В допандемийные времена всю госпитализацию они проводили в Центре имени Рогачева, там и жили, и ели. Коронавирус внес свои коррективы, и теперь, находясь в Москве, они приезжают в больницу днем, а жить, как и многие другие пациенты, должны на квартирах.
«В Москве жить дорого. Там такси туда и обратно каждый день и готовить надо. Тысяча на проезд уйдет, тысяча на еду — при наших зарплатах это ужас», — говорит Надежда.
А если бы еще и квартиру приходилось за свой счет снимать — об этом Надежда вообще предпочитает не думать.
Снимать квартиру в Москве для Юли и Надежды помогает фонд «Подсолнух». Дети с нарушениями работы иммунитета рождаются по всей стране, и у семей в регионах нет денег ни на съем жилья в столице на длительное время, ни на авиабилеты.
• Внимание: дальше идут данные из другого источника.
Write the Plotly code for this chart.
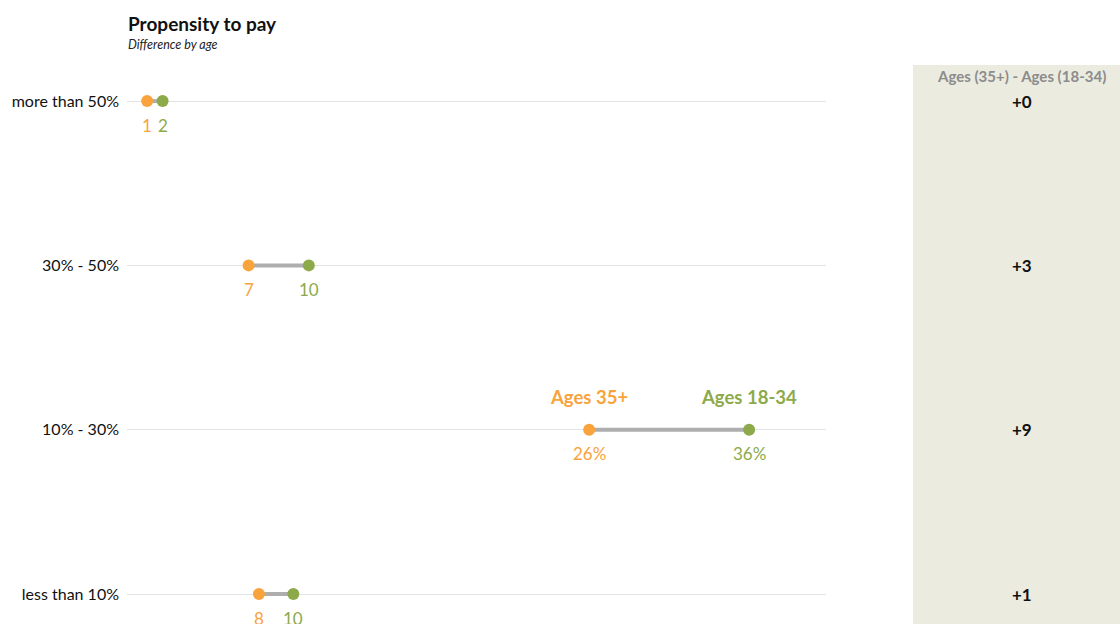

А без поездки в Москву у них нет шанса ни на диагноз, ни на лечение, ни на жизнь.
«Все вокруг думают, что детям лечиться в России — это бесплатно! Они не понимают, просто не сталкивались никогда с таким», — говорит мама Юли.
Юля
Фото: Вадим Брайдов для ТД
Когда мы приехали в Седельниково буквально на полдня, чтобы рассказать вам про Юлю, ее мама и папа не выпускали нас из-за стола, пока мы не поели, и еще положили еду с собой на обратную долгую дорогу. Эта семья живет на мамину скромную зарплату и Юлину небольшую пенсию, из этих же денег помогают старшей дочери Гены, которая уже учится в колледже на педагога. Они кормят пса Бублика, кота Батона и еще двух кошек и лишь недавно смогли сделать туалет в доме, потому что это дорого.
Без нашей помощи фонд «Подсолнух» не сможет снимать для Юли амбулаторную квартиру в Москве, чтобы там она лечилась как следует. А кроме Юли, кто нам покажет «водопад» в Седельникове?